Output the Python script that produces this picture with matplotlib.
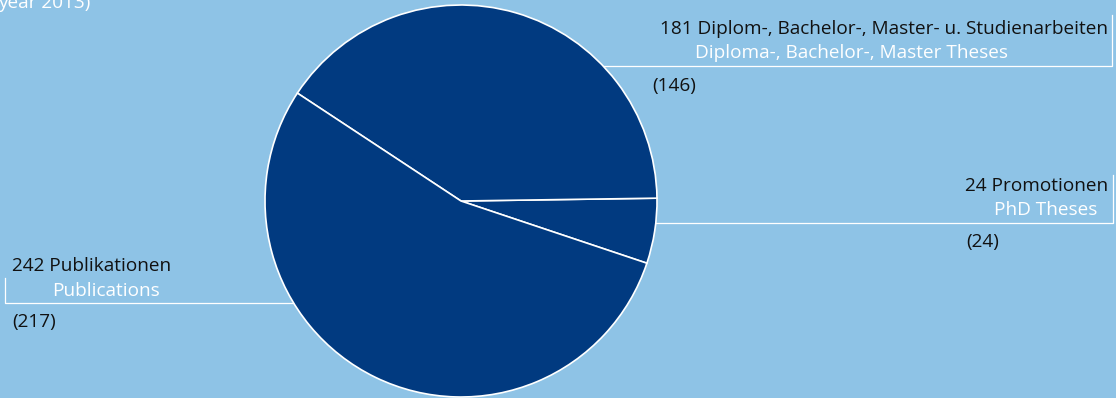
import matplotlib
matplotlib.use("Agg")
import matplotlib.pyplot as plt

# Werte (Vorjahr in Klammern)
kategorien = ["Promotionen", "Diplom-, Bachelor-, Master- u. Studienarbeiten", "Publikationen"]
englisch = ["PhD Theses", "Diploma-, Bachelor-, Master Theses", "Publications"]
werte = [24, 181, 242]
vorjahr = [24, 146, 217]

bg = "#8ec3e6"
dunkelblau = "#013a80"
W, H = 1116, 398

plt.rcParams["font.family"] = ["Open Sans", "DejaVu Sans"]

fig = plt.figure(figsize=(W / 100, H / 100), dpi=100, facecolor=bg)
ax = fig.add_axes([0, 0, 1, 1])
ax.set_facecolor(bg)

cx, cy, r = 461, 197, 196
ax.pie(werte, colors=[dunkelblau] * 3, startangle=-18.5, counterclock=True,
       center=(cx, cy), radius=r,
       wedgeprops=dict(edgecolor="white", linewidth=1.2), frame=False)
ax.set_xlim(0, W)
ax.set_ylim(0, H)
ax.set_aspect("equal")
ax.axis("off")

lw = 0.9
fs = 13.7
# Diplom / Bachelor / Master (rechts oben)
ax.plot([cx, 1112, 1112], [H - 66, H - 66, H - 15], color="white", lw=lw, zorder=0)
ax.text(1108, H - 29, f"{werte[1]} {kategorien[1]}", ha="right", va="center", fontsize=fs, color="#111111")
ax.text(695, H - 53, englisch[1], ha="left", va="center", fontsize=fs, color="white")
ax.text(652, H - 86, f"({vorjahr[1]})", ha="left", va="center", fontsize=fs, color="#111111")

# Promotionen (rechts)
ax.plot([cx, 1113, 1113], [H - 223, H - 223, H - 175], color="white", lw=lw, zorder=0)
ax.text(1108, H - 186, f"{werte[0]} {kategorien[0]}", ha="right", va="center", fontsize=fs, color="#111111")
ax.text(1097, H - 210, englisch[0], ha="right", va="center", fontsize=fs, color="white")
ax.text(966, H - 242, f"({vorjahr[0]})", ha="left", va="center", fontsize=fs, color="#111111")

# Publikationen (links)
ax.plot([5, 5, cx], [H - 278, H - 303, H - 303], color="white", lw=lw, zorder=0)
ax.text(12, H - 266, f"{werte[2]} {kategorien[2]}", ha="left", va="center", fontsize=fs, color="#111111")
ax.text(52, H - 291, englisch[2], ha="left", va="center", fontsize=fs, color="white")
ax.text(12, H - 322, f"({vorjahr[2]})", ha="left", va="center", fontsize=fs, color="#111111")

# abgeschnittene Zeile am oberen Rand
ax.text(-2, H - 8, "year 2013)", ha="left", va="baseline", fontsize=fs, color="white")

fig.savefig("out.png", dpi=100, facecolor=bg)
══════════════════════════════
YOUR INSTRUCTIONS ▸
All the material shown above is to be copied exactly, with no pictures carried over.

EXERCISE SOLUTION ▸
Output the Python script that produces this picture with matplotlib.
import matplotlib
matplotlib.use("Agg")
import matplotlib.pyplot as plt

# Werte (Vorjahr in Klammern)
kategorien = ["Promotionen", "Diplom-, Bachelor-, Master- u. Studienarbeiten", "Publikationen"]
englisch = ["PhD Theses", "Diploma-, Bachelor-, Master Theses", "Publications"]
werte = [24, 181, 242]
vorjahr = [24, 146, 217]

bg = "#8ec3e6"
dunkelblau = "#013a80"
W, H = 1116, 398

plt.rcParams["font.family"] = ["Open Sans", "DejaVu Sans"]

fig = plt.figure(figsize=(W / 100, H / 100), dpi=100, facecolor=bg)
ax = fig.add_axes([0, 0, 1, 1])
ax.set_facecolor(bg)

cx, cy, r = 461, 197, 196
ax.pie(werte, colors=[dunkelblau] * 3, startangle=-18.5, counterclock=True,
       center=(cx, cy), radius=r,
       wedgeprops=dict(edgecolor="white", linewidth=1.2), frame=False)
ax.set_xlim(0, W)
ax.set_ylim(0, H)
ax.set_aspect("equal")
ax.axis("off")

lw = 0.9
fs = 13.7
# Diplom / Bachelor / Master (rechts oben)
ax.plot([cx, 1112, 1112], [H - 66, H - 66, H - 15], color="white", lw=lw, zorder=0)
ax.text(1108, H - 29, f"{werte[1]} {kategorien[1]}", ha="right", va="center", fontsize=fs, color="#111111")
ax.text(695, H - 53, englisch[1], ha="left", va="center", fontsize=fs, color="white")
ax.text(652, H - 86, f"({vorjahr[1]})", ha="left", va="center", fontsize=fs, color="#111111")

# Promotionen (rechts)
ax.plot([cx, 1113, 1113], [H - 223, H - 223, H - 175], color="white", lw=lw, zorder=0)
ax.text(1108, H - 186, f"{werte[0]} {kategorien[0]}", ha="right", va="center", fontsize=fs, color="#111111")
ax.text(1097, H - 210, englisch[0], ha="right", va="center", fontsize=fs, color="white")
ax.text(966, H - 242, f"({vorjahr[0]})", ha="left", va="center", fontsize=fs, color="#111111")

# Publikationen (links)
ax.plot([5, 5, cx], [H - 278, H - 303, H - 303], color="white", lw=lw, zorder=0)
ax.text(12, H - 266, f"{werte[2]} {kategorien[2]}", ha="left", va="center", fontsize=fs, color="#111111")
ax.text(52, H - 291, englisch[2], ha="left", va="center", fontsize=fs, color="white")
ax.text(12, H - 322, f"({vorjahr[2]})", ha="left", va="center", fontsize=fs, color="#111111")

# abgeschnittene Zeile am oberen Rand
ax.text(-2, H - 8, "year 2013)", ha="left", va="baseline", fontsize=fs, color="white")

fig.savefig("out.png", dpi=100, facecolor=bg)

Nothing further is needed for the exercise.